Sur la voie

Sur Les Traces De Robert-Louis Stevenson
24 août 2020

Parcours : Florac - Cassagnas
Distance : 17km (D+ 634m, D- 481m)

Dans ce monde imparfait, nous accueillons avec joie des sympathies même partielles. Et ne rencontrerions-nous qu’un seul homme auquel ouvrir notre cœur franchement, avec qui pouvoir marcher dans l’affection et la simplicité sans feinte, nous n’avons pas lieu de nous plaindre ni du monde, ni de Dieu.

Robert-Louis Stevenson, Voyage avec un âne dans les cévennes

Dans cette répétition d’étapes, dans cette aventure où nous sommes plusieurs, seul ou en groupe, à suivre le même chemin, à être confrontés aux mêmes épreuves, les échanges naissent naturellement. Les amitiés se nouent et se dénouent au gré de la vitesse de chacun, des gîtes où nous nous arrêtons, des intérêts communs pour les lieux que nous traversons. Toujours dans la certitude que demain nous partagerons encore la même route. Toujours dans la simplicité de qui se fréquente depuis longtemps. En vivant ainsi en nomade, en communauté éparse le long d’un même axe, la communication orale s’impose et reprend tous ses droits. Les rumeurs se répandent d’une oreille à l’autre, les informations se demandent puis se transmettent. Ainsi on apprend les difficultés qui nous attendent, les états de fatigue des uns et des autres. On s’enquiert de où sont nos partenaires de marche de la veille, s’il sont en amont ou en aval. On s’inquiète des objets perdus (Avez-vous vu les chaussettes d’Aurore ?).

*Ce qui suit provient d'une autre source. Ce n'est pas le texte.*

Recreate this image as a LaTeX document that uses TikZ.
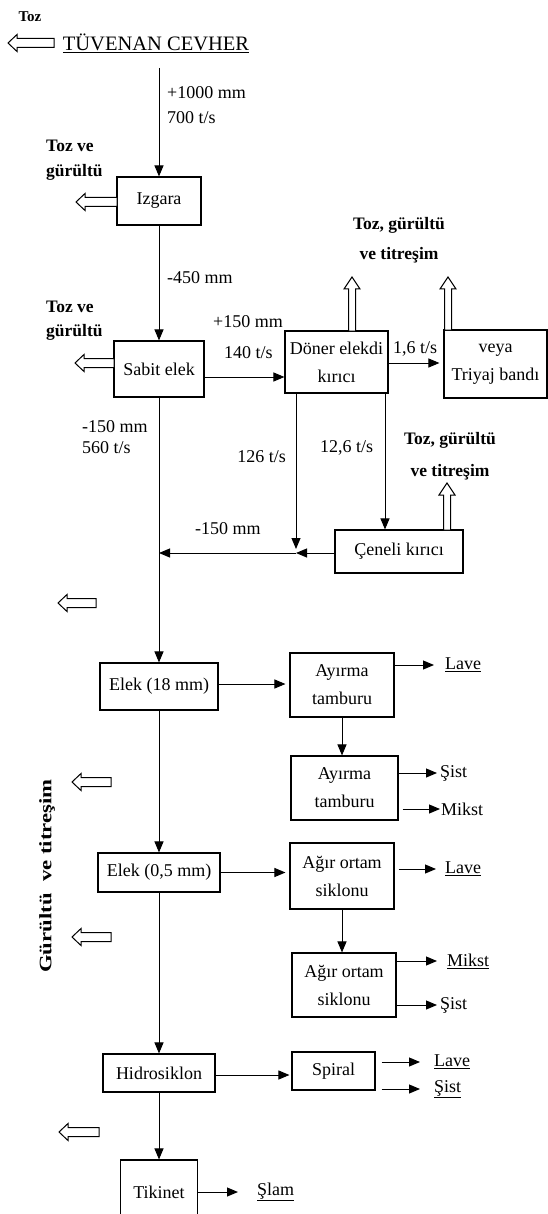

La courte étape d’aujourd’hui suit la vallée encaissée de la Mimente, à flanc de colline, sur le tracé d’une ancienne voie ferrée dont ne demeure aujourd’hui plus que la plateforme, les remblais et les ouvrages d’art. Inaugurée en 1909 et clôturée en 1968, c’est toute une vie ferroviaire qui nous sépare de RLS, tout un projet réfléchi puis déconstruit. Tant d’investissements, de travaux de terrassement, effacés par un démantèlement qui ne laisse plus rien à voir aux voyageurs dans le temps. Grandeur et décadence du chemin de fer. RLS aura donc vu une toute autre vallée. Il se plaint de la déclivité importante et des nombreuses pierres qui entravent son avancée et l’empêche d’installer son campement. Il sera contraint à dormir dans le creux d’un chêne, pour une nouvelle nuit à la belle étoile.

La lune, dont j’avais vu le pâle croissant durant tout l’après-midi, éclairait faiblement le faîte des monts, mais aucun rayon ne descendait au creux du ravin où j’étais étendu. Le chêne se dressait devant moi comme une colonne d’obscurité et, au-dessus de ma tête, de bienveillantes étoiles étaient accrochées au fronton de la nue. Personne ne connaît les étoiles qui n’a dormi, selon l’heureuse expression française, à la belle étoile. Il peut bien savoir tous leurs noms et distances et leurs grandeurs et demeurer pourtant dans l’ignorance de ce qui seul importe à l’humanité, leur bénéfique et sereine influence sur les âmes. Les étoiles sont la plus grande source de poésie et, à juste titre d’ailleurs, car elles sont elles-mêmes les plus classiques des poètes. Ces mondes même lointains, brillants comme des flambeaux ou agglomérés comme une poussière de diamants, là-haut, ont été les mêmes pour Roland ou pour Cavalier, lorsque pour emprunter une expression de ce dernier, « ils n’avaient d’autre tente que les cieux et d’autre lit que la terre maternelle ».

Robert-Louis Stevenson, Voyage avec un âne dans les cévennes

Nous sommes à présent sous les châtaigniers, loin, bien loin de ces premiers jours au Puy. Un monde s’est creusé et rempli entre nous. Et rempli, et rempli. Mais à alors que nous sommes à quelques dizaines de kilomètres tout au plus d’Alès, voilà qu’on pressent déjà la fin du chemin. Voilà que la légèreté du lendemain commun n’est plus et que la mélancolie gronde. Les amitiés à peine débutées se terminent brusquement derrière un virage. On s’arrête, on se retourne, puis on se dit au revoir et on pleure comme des adieux.